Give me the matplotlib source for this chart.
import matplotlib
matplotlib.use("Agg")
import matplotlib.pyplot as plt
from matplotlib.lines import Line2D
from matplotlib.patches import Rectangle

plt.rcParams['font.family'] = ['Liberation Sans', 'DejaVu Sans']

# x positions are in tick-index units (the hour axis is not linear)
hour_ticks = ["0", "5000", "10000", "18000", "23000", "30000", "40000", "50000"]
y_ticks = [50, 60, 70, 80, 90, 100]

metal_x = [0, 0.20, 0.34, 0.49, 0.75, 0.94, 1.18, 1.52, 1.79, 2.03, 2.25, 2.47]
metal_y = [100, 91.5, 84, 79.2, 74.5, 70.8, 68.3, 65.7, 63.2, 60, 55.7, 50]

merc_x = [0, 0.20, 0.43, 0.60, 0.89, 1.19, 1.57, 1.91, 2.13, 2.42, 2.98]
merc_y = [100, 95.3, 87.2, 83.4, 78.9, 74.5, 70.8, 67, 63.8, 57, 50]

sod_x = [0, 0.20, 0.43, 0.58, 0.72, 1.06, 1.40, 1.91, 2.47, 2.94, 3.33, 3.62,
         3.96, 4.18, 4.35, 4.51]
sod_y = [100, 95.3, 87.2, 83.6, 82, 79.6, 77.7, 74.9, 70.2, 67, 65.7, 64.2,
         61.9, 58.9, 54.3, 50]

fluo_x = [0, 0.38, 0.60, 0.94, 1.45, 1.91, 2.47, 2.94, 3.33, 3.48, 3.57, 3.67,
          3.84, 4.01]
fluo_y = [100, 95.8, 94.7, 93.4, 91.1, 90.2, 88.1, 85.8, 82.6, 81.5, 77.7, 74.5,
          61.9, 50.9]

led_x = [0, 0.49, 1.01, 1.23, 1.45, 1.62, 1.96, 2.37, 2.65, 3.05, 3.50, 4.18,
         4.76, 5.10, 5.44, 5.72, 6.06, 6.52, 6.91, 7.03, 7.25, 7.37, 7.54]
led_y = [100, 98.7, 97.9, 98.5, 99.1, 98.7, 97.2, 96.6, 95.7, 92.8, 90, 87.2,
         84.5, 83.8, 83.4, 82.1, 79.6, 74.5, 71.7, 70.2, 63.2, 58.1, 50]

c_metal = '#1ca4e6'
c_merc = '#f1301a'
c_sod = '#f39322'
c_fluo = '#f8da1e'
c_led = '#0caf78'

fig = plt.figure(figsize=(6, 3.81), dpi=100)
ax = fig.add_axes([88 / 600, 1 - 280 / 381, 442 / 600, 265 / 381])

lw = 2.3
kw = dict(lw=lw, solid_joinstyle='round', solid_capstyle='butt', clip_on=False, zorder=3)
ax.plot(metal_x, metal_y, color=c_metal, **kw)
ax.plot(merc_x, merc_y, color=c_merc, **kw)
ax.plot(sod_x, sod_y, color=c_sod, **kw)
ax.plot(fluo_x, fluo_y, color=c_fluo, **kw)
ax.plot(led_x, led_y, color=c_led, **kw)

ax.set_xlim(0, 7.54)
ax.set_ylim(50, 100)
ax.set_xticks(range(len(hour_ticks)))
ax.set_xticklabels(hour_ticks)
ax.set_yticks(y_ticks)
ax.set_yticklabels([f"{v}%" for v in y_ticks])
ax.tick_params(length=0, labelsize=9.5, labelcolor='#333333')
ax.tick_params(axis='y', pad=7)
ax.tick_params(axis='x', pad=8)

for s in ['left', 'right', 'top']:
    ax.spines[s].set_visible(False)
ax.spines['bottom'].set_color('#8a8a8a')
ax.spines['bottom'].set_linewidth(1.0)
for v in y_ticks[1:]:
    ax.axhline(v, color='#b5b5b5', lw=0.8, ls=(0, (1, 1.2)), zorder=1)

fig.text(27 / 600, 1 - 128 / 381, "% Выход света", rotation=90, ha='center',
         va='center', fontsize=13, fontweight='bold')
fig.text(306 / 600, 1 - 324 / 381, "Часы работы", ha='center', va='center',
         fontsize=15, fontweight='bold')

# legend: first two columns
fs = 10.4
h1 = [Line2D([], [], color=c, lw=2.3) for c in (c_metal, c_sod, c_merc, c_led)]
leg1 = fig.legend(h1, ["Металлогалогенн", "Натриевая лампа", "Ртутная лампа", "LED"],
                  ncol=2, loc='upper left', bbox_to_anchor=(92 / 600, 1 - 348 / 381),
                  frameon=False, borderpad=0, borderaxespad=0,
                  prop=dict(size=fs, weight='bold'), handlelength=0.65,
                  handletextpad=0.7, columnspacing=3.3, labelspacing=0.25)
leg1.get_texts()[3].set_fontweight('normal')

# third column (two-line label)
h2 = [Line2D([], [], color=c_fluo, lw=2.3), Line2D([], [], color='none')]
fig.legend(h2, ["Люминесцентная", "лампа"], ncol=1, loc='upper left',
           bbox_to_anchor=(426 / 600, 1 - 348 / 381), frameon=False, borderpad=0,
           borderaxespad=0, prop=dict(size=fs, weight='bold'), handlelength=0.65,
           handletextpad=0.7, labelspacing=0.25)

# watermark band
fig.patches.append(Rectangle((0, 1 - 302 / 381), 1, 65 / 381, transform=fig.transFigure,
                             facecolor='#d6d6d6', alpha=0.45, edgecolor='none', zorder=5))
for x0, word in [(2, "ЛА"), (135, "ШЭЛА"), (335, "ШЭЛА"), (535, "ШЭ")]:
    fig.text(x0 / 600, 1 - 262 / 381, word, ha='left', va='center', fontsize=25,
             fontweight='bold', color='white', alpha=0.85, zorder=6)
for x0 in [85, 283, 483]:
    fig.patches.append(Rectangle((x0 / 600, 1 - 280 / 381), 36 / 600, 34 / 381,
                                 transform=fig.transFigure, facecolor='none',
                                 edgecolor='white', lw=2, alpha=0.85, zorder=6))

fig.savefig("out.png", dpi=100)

Task requirements:
Copy each line of the data exactly, leaving nothing out.

Output for this exercise:
Give me the matplotlib source for this chart.
import matplotlib
matplotlib.use("Agg")
import matplotlib.pyplot as plt
from matplotlib.lines import Line2D
from matplotlib.patches import Rectangle

plt.rcParams['font.family'] = ['Liberation Sans', 'DejaVu Sans']

# x positions are in tick-index units (the hour axis is not linear)
hour_ticks = ["0", "5000", "10000", "18000", "23000", "30000", "40000", "50000"]
y_ticks = [50, 60, 70, 80, 90, 100]

metal_x = [0, 0.20, 0.34, 0.49, 0.75, 0.94, 1.18, 1.52, 1.79, 2.03, 2.25, 2.47]
metal_y = [100, 91.5, 84, 79.2, 74.5, 70.8, 68.3, 65.7, 63.2, 60, 55.7, 50]

merc_x = [0, 0.20, 0.43, 0.60, 0.89, 1.19, 1.57, 1.91, 2.13, 2.42, 2.98]
merc_y = [100, 95.3, 87.2, 83.4, 78.9, 74.5, 70.8, 67, 63.8, 57, 50]

sod_x = [0, 0.20, 0.43, 0.58, 0.72, 1.06, 1.40, 1.91, 2.47, 2.94, 3.33, 3.62,
         3.96, 4.18, 4.35, 4.51]
sod_y = [100, 95.3, 87.2, 83.6, 82, 79.6, 77.7, 74.9, 70.2, 67, 65.7, 64.2,
         61.9, 58.9, 54.3, 50]

fluo_x = [0, 0.38, 0.60, 0.94, 1.45, 1.91, 2.47, 2.94, 3.33, 3.48, 3.57, 3.67,
          3.84, 4.01]
fluo_y = [100, 95.8, 94.7, 93.4, 91.1, 90.2, 88.1, 85.8, 82.6, 81.5, 77.7, 74.5,
          61.9, 50.9]

led_x = [0, 0.49, 1.01, 1.23, 1.45, 1.62, 1.96, 2.37, 2.65, 3.05, 3.50, 4.18,
         4.76, 5.10, 5.44, 5.72, 6.06, 6.52, 6.91, 7.03, 7.25, 7.37, 7.54]
led_y = [100, 98.7, 97.9, 98.5, 99.1, 98.7, 97.2, 96.6, 95.7, 92.8, 90, 87.2,
         84.5, 83.8, 83.4, 82.1, 79.6, 74.5, 71.7, 70.2, 63.2, 58.1, 50]

c_metal = '#1ca4e6'
c_merc = '#f1301a'
c_sod = '#f39322'
c_fluo = '#f8da1e'
c_led = '#0caf78'

fig = plt.figure(figsize=(6, 3.81), dpi=100)
ax = fig.add_axes([88 / 600, 1 - 280 / 381, 442 / 600, 265 / 381])

lw = 2.3
kw = dict(lw=lw, solid_joinstyle='round', solid_capstyle='butt', clip_on=False, zorder=3)
ax.plot(metal_x, metal_y, color=c_metal, **kw)
ax.plot(merc_x, merc_y, color=c_merc, **kw)
ax.plot(sod_x, sod_y, color=c_sod, **kw)
ax.plot(fluo_x, fluo_y, color=c_fluo, **kw)
ax.plot(led_x, led_y, color=c_led, **kw)

ax.set_xlim(0, 7.54)
ax.set_ylim(50, 100)
ax.set_xticks(range(len(hour_ticks)))
ax.set_xticklabels(hour_ticks)
ax.set_yticks(y_ticks)
ax.set_yticklabels([f"{v}%" for v in y_ticks])
ax.tick_params(length=0, labelsize=9.5, labelcolor='#333333')
ax.tick_params(axis='y', pad=7)
ax.tick_params(axis='x', pad=8)

for s in ['left', 'right', 'top']:
    ax.spines[s].set_visible(False)
ax.spines['bottom'].set_color('#8a8a8a')
ax.spines['bottom'].set_linewidth(1.0)
for v in y_ticks[1:]:
    ax.axhline(v, color='#b5b5b5', lw=0.8, ls=(0, (1, 1.2)), zorder=1)

fig.text(27 / 600, 1 - 128 / 381, "% Выход света", rotation=90, ha='center',
         va='center', fontsize=13, fontweight='bold')
fig.text(306 / 600, 1 - 324 / 381, "Часы работы", ha='center', va='center',
         fontsize=15, fontweight='bold')

# legend: first two columns
fs = 10.4
h1 = [Line2D([], [], color=c, lw=2.3) for c in (c_metal, c_sod, c_merc, c_led)]
leg1 = fig.legend(h1, ["Металлогалогенн", "Натриевая лампа", "Ртутная лампа", "LED"],
                  ncol=2, loc='upper left', bbox_to_anchor=(92 / 600, 1 - 348 / 381),
                  frameon=False, borderpad=0, borderaxespad=0,
                  prop=dict(size=fs, weight='bold'), handlelength=0.65,
                  handletextpad=0.7, columnspacing=3.3, labelspacing=0.25)
leg1.get_texts()[3].set_fontweight('normal')

# third column (two-line label)
h2 = [Line2D([], [], color=c_fluo, lw=2.3), Line2D([], [], color='none')]
fig.legend(h2, ["Люминесцентная", "лампа"], ncol=1, loc='upper left',
           bbox_to_anchor=(426 / 600, 1 - 348 / 381), frameon=False, borderpad=0,
           borderaxespad=0, prop=dict(size=fs, weight='bold'), handlelength=0.65,
           handletextpad=0.7, labelspacing=0.25)

# watermark band
fig.patches.append(Rectangle((0, 1 - 302 / 381), 1, 65 / 381, transform=fig.transFigure,
                             facecolor='#d6d6d6', alpha=0.45, edgecolor='none', zorder=5))
for x0, word in [(2, "ЛА"), (135, "ШЭЛА"), (335, "ШЭЛА"), (535, "ШЭ")]:
    fig.text(x0 / 600, 1 - 262 / 381, word, ha='left', va='center', fontsize=25,
             fontweight='bold', color='white', alpha=0.85, zorder=6)
for x0 in [85, 283, 483]:
    fig.patches.append(Rectangle((x0 / 600, 1 - 280 / 381), 36 / 600, 34 / 381,
                                 transform=fig.transFigure, facecolor='none',
                                 edgecolor='white', lw=2, alpha=0.85, zorder=6))

fig.savefig("out.png", dpi=100)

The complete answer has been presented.